Five hours later, Chicago police discover the body of the old man, and tire tracks from Rocky's car that suddenly stop, as if his car had floated into the air. That night, seeing an item in the newspaper about the old man's death on the road, the doctor connects Rocky with the killing and calls the police. Later, Rocky unexpectedly shows up, discovers the doctor's suspicion, and kills him with his psychic powers. When the police arrive, they surmise a supernatural explanation for the killing. The next day, they consult a professor at the Chicago Institute of Psychology, who explains his parapsychological theory that the killer has somehow tapped the latent power of his subconscious mind, which he refers to as "psychotronic energy".

Rocky visits his mistress and returns home.

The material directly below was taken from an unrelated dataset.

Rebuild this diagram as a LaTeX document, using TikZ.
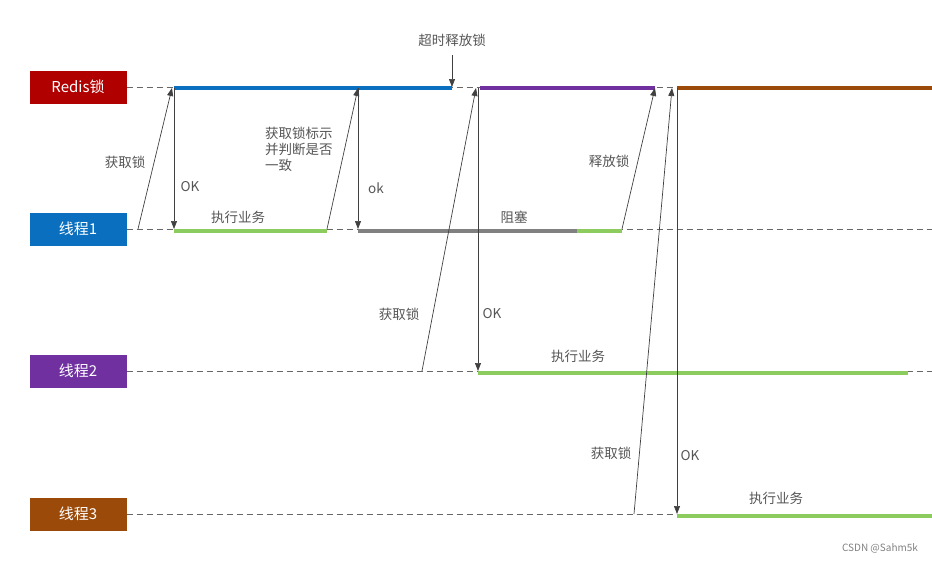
\documentclass[tikz,border=0pt]{standalone}
\usepackage{fontspec}
\setmainfont{Noto Sans CJK SC}
\usetikzlibrary{arrows.meta}
\definecolor{redisred}{HTML}{B00000}
\definecolor{tblue}{HTML}{0A6FBF}
\definecolor{tpurple}{HTML}{7030A0}
\definecolor{tbrown}{HTML}{9C4A0A}
\definecolor{bizgreen}{HTML}{8CCB5E}
\definecolor{lblgray}{HTML}{555555}
\tikzset{
  lane/.style={fill=#1, text=white, minimum width=97pt, minimum height=33pt, inner sep=0pt, font=\fontsize{15}{15}\selectfont},
  track/.style={gray!80!black, thin, dash pattern=on 6pt off 4pt},
  seg/.style={line width=4.5pt, draw=#1},
  msg/.style={-{Triangle[length=8pt,width=6pt]}, black!75, line width=0.7pt},
  lbl/.style={text=lblgray, font=\fontsize{13.5}{16}\selectfont, inner sep=1pt}
}
\begin{document}
\begin{tikzpicture}[x=1pt, y=-1pt]
\useasboundingbox (0,0) rectangle (932,562);
% lanes
\node[lane=redisred] (redis) at (78,87) {Redis锁};
\node[lane=tblue] (t1) at (78,229) {线程1};
\node[lane=tpurple] (t2) at (78,371) {线程2};
\node[lane=tbrown] (t3) at (78,514) {线程3};
\draw[track] (redis.east) -- (932,87);
\draw[track] (t1.east) -- (932,229);
\draw[track] (t2.east) -- (932,371);
\draw[track] (t3.east) -- (932,514);
% lock holders
\draw[seg=tblue] (174,88) -- (452,88);
\draw[seg=tpurple] (480,88) -- (655,88);
\draw[seg=tbrown] (677,88) -- (932,88);
% work on threads
\draw[seg=bizgreen] (174,231) -- (327,231);
\draw[seg=gray] (358,231) -- (577,231);
\draw[seg=bizgreen] (577,231) -- (622,231);
\draw[seg=bizgreen] (478,373) -- (908,373);
\draw[seg=bizgreen] (677,516) -- (932,516);
% points
\coordinate (a1) at (138,229); \coordinate (l1) at (172,88);
\coordinate (ok1) at (174,229);
\coordinate (a2) at (327,229); \coordinate (l2) at (358,88);
\coordinate (ok2) at (358,229);
\coordinate (tout) at (452,55); \coordinate (l3) at (452,87);
\coordinate (a3) at (422,371); \coordinate (l4) at (476,88);
\coordinate (ok3) at (478,371);
\coordinate (r1) at (622,229); \coordinate (l5) at (655,88);
\coordinate (a4) at (634,514); \coordinate (l6) at (672,88);
\coordinate (ok4) at (677,514);
% messages
\draw[msg] (a1) -- (l1);
\draw[msg] (l1 -| ok1) -- (ok1);
\draw[msg] (a2) -- (l2);
\draw[msg] (l2) -- (ok2);
\draw[msg] (tout) -- (l3);
\draw[msg] (a3) -- (l4);
\draw[msg] (l4 -| ok3) -- (ok3);
\draw[msg] (r1) -- (l5);
\draw[msg] (a4) -- (l6);
\draw[msg] (l6 -| ok4) -- (ok4);
% labels
\node[lbl] (n1) at (125,162) {获取锁};
\node[lbl] (n2) at (190,187) {OK};
\node[lbl] (n3) at (238,217) {执行业务};
\node[lbl, align=left, anchor=north west] (n4) at (264,126) {获取锁标示\\并判断是否\\一致};
\node[lbl] (n5) at (376,188) {ok};
\node[lbl] (n6) at (452,40) {超时释放锁};
\node[lbl] (n7) at (514,217) {阻塞};
\node[lbl] (n8) at (609,161) {释放锁};
\node[lbl] (n9) at (399,314) {获取锁};
\node[lbl] (n10) at (492,314) {OK};
\node[lbl] (n11) at (578,356) {执行业务};
\node[lbl] (n12) at (611,453) {获取锁};
\node[lbl] (n13) at (690,456) {OK};
\node[lbl] (n14) at (776,498) {执行业务};
\node[text=gray, font=\fontsize{10}{10}\selectfont] (mark) at (880,548) {CSDN @Sahm5k};
\end{tikzpicture}
\end{document}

A confrontation with his wife grows out of hand, and he nearly kills her with his psychotronic powers. The police, on stakeout outside his home, hear the scream and go in pursuit. Rocky drives downtown and manages to keep ahead of the police, at one point using his powers to float the car again. When he reaches a dead end, he crashes the vehicle and flees on foot. He takes the gun from an officer who has trapped him in a warehouse, then heads for the roof of a hotel, killing a security guard on the way. The pursuers catch up with him in a boiler room, but he psychotronically kills one of them (the officer he had taken the gun from earlier) and escapes to a tower in an adjoining building. The police, on the rooftop opposite, call in a SWAT team to shoot down Rocky.

As the SWAT team moves into position, a special intelligence agent appears and orders the police to capture Rocky alive, so his unique powers can be exploited for national security. The sheriff bluffs to Rocky that he has one last chance to surrender, then has him shot. Although he falls off the tower, his body is absent on the streets below. In the final shot, Rocky is back in the woods of Old Orchard Road.

== Cast ==
- Peter Spelson as Rocky Foscoe
- Christopher Carbis as Lt. Walter O'Brien
- Curt Colbert as Sgt. Chuck Jackson
- Robin Newton as Kathy
- Jeff Caliendo as Officer Maloney
- Lindsey Novak as Mrs. Foscoe
- Irwin Lewin as Professor
- Corney Morgan as S.I.A. Agent Gorman
- Bob McDonald as Old Man

== Production ==
- Direction – Jack M. Sell
- Assistant Director—Phil Lanier
- Producer – Peter Spelson
- Music – Tommy Irons
- Director of Cinematography – Jack M. Sell
- 2nd Camera—Phil Lanier
- Editing – Jack M. Sell
- Art Direction – Fred Becht

The Psychotronic Man was one of the few feature films to be shot entirely in Chicago since the days of the silent movie. It was also entirely produced outside any of the existing studio systems and financed by private funds. At the time Chicago’s mayor Richard J. Daley actively discouraged movie making because he felt the movies that were being made at that time period were mostly negative and rebellious, and he wanted Chicago to be seen in a good light. As a result of this there were almost no permits issued to get scenes filmed. According to Peter Spelson's DVD commentary, this meant that all of the scenes including the downtown running gun battles and the high speed car chases with fake police cars were filmed illegally and without permission or prior notification.

== Distribution ==
The film only played commercially once in Chicago, and was shown in the southern Drive-in theater circuit. In Europe, unauthorized copies of the film, often under different names, proliferated. One version of this went on to inspire the name of UK punk/hardcore band Revenge of the Psychotronic Man.

== Reception and legacy ==
R.G. Young describes the movie in the Encyclopedia of Fantastic Film as a "minor thriller". John Stanley's Creature Features is equally dismissive: "Slow-moving, ponderous independent feature ... with long stretches where very little happens."

Film critic Michael J. Weldon later coined the term Psychotronic movie for a low budget genre B movie that was ignored or disdained by the mainstream. According to Weldon, "My original idea with that word is that it's a two-part word. 'Psycho' stands for the horror movies, and 'tronic' stands for the science fiction movies. I very quickly expanded the meaning of the word to include any kind of exploitation or B-movie." The term gained popularity throughout the 1980s with Weldon publishing The Psychotronic Encyclopedia of Film, The Psychotronic Video Guide, and Psychotronic Video magazine, and has subsequently been adopted by other critics and fans. Use of the term tends to emphasize a focus on and affection for those B movies that lend themselves to appreciation as camp.

The film was also parodied by RiffTrax, consisting of Mystery Science Theater 3000 alumni Bill Corbett, Kevin Murphy and Michael J. Nelson, on September 22, 2017.